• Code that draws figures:
— start —
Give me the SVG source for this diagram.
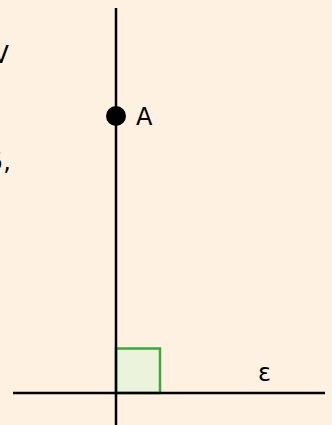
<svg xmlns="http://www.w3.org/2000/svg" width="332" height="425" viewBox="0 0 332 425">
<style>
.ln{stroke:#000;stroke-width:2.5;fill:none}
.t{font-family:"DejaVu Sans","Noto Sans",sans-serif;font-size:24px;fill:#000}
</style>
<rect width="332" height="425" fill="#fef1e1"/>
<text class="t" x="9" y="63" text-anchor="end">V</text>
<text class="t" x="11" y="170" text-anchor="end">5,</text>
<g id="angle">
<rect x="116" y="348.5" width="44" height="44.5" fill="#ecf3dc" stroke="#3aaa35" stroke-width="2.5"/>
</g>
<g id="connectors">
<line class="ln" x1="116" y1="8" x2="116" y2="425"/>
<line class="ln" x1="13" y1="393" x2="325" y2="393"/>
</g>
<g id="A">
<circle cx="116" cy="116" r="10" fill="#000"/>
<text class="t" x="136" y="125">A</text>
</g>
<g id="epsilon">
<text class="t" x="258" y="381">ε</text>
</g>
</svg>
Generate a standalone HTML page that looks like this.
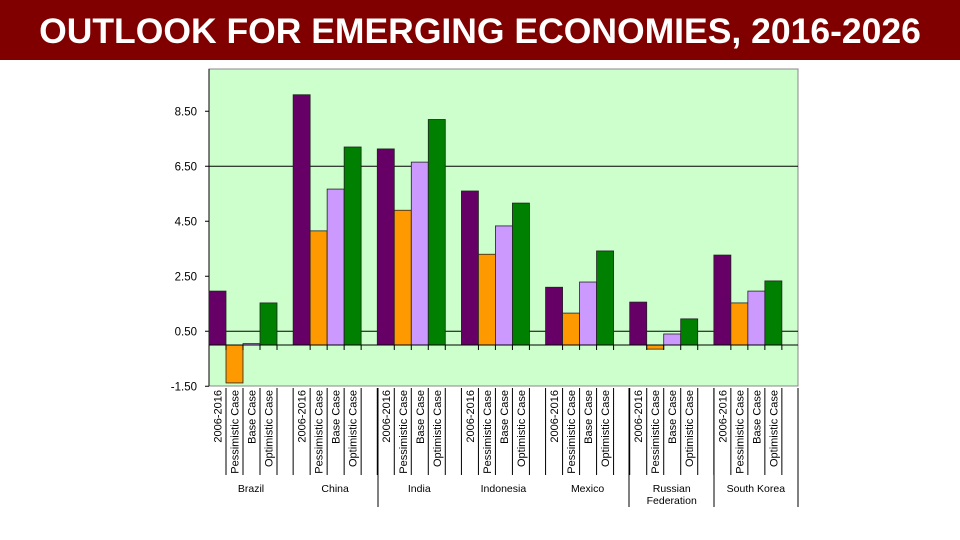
— end —
— start —
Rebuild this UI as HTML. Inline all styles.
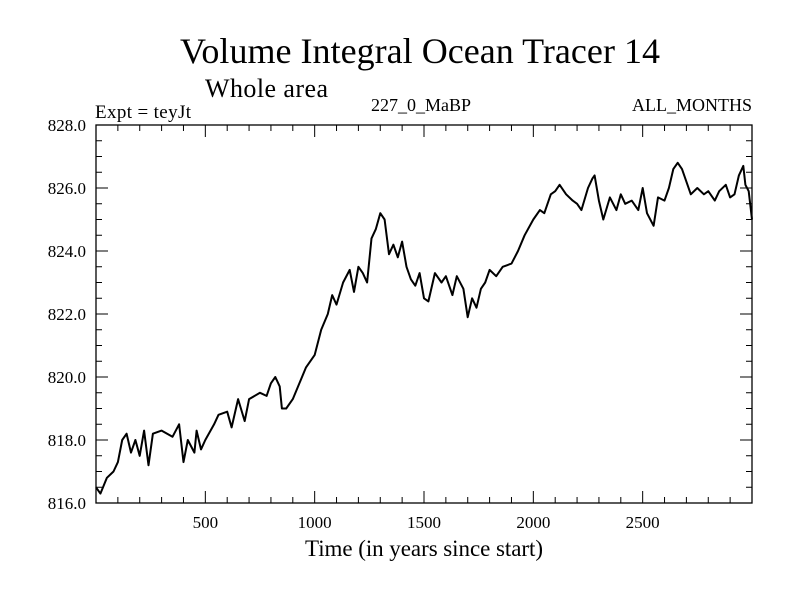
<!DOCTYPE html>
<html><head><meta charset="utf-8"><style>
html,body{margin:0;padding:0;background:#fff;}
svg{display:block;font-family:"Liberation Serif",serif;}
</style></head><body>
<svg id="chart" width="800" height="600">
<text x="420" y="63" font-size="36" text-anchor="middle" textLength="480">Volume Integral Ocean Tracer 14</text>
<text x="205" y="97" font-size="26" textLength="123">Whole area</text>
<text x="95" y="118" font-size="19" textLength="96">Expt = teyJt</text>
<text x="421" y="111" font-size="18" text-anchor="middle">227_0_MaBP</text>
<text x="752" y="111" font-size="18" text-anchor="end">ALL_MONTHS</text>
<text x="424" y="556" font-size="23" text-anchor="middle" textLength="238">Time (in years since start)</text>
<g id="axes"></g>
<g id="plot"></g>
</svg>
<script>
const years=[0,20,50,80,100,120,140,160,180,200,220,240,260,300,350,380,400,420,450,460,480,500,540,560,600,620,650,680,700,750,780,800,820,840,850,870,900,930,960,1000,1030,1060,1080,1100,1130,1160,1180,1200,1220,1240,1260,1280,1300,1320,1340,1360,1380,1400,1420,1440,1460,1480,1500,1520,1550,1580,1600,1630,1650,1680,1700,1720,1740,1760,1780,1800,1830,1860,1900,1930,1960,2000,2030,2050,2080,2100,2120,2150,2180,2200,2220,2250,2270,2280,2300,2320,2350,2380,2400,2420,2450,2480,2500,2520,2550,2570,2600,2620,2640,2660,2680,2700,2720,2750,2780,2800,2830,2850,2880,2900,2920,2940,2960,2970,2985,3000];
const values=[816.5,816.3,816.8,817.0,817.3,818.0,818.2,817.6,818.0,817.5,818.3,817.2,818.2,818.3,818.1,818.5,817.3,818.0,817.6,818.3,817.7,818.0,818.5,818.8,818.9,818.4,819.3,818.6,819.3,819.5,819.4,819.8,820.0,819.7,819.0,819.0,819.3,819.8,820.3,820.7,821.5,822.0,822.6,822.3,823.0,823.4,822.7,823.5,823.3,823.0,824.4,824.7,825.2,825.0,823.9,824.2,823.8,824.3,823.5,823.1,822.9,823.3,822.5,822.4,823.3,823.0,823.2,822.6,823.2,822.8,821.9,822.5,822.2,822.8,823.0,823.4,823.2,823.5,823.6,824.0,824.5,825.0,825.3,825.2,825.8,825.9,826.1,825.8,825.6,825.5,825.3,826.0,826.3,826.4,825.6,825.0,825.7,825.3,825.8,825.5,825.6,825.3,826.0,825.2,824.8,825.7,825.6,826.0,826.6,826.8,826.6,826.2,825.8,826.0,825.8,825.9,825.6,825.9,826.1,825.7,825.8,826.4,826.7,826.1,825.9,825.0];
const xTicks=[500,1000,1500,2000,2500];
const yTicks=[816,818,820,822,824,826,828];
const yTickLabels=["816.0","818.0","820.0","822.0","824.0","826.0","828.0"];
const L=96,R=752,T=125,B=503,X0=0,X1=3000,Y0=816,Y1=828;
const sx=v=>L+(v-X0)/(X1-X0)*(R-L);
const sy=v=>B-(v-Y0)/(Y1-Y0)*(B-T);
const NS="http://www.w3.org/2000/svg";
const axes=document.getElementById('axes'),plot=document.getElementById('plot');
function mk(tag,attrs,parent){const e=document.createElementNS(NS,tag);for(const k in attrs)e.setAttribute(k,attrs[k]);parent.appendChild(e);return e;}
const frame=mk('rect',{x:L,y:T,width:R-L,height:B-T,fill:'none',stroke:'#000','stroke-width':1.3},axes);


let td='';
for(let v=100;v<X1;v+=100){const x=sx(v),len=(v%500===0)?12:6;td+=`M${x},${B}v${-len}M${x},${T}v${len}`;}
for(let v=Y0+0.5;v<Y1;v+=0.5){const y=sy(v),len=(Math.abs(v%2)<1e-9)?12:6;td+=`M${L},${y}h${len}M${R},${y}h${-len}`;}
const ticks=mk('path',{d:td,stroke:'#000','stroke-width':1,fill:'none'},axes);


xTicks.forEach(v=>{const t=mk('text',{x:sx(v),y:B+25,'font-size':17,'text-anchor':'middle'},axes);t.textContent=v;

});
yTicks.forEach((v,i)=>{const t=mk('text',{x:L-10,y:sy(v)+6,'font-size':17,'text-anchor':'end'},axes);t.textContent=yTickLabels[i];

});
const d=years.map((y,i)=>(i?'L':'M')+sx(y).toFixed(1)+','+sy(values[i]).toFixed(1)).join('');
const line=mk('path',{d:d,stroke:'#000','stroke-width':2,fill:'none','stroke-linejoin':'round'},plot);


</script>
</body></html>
— end —
Make an exact copy of the lines from the one holding "Give me the SVG source for this diagram." through the one holding "Generate a standalone", end lines included, without the pictures.

Give me the SVG source for this diagram.
<svg xmlns="http://www.w3.org/2000/svg" width="332" height="425" viewBox="0 0 332 425">
<style>
.ln{stroke:#000;stroke-width:2.5;fill:none}
.t{font-family:"DejaVu Sans","Noto Sans",sans-serif;font-size:24px;fill:#000}
</style>
<rect width="332" height="425" fill="#fef1e1"/>
<text class="t" x="9" y="63" text-anchor="end">V</text>
<text class="t" x="11" y="170" text-anchor="end">5,</text>
<g id="angle">
<rect x="116" y="348.5" width="44" height="44.5" fill="#ecf3dc" stroke="#3aaa35" stroke-width="2.5"/>
</g>
<g id="connectors">
<line class="ln" x1="116" y1="8" x2="116" y2="425"/>
<line class="ln" x1="13" y1="393" x2="325" y2="393"/>
</g>
<g id="A">
<circle cx="116" cy="116" r="10" fill="#000"/>
<text class="t" x="136" y="125">A</text>
</g>
<g id="epsilon">
<text class="t" x="258" y="381">ε</text>
</g>
</svg>
Generate a standalone HTML page that looks like this.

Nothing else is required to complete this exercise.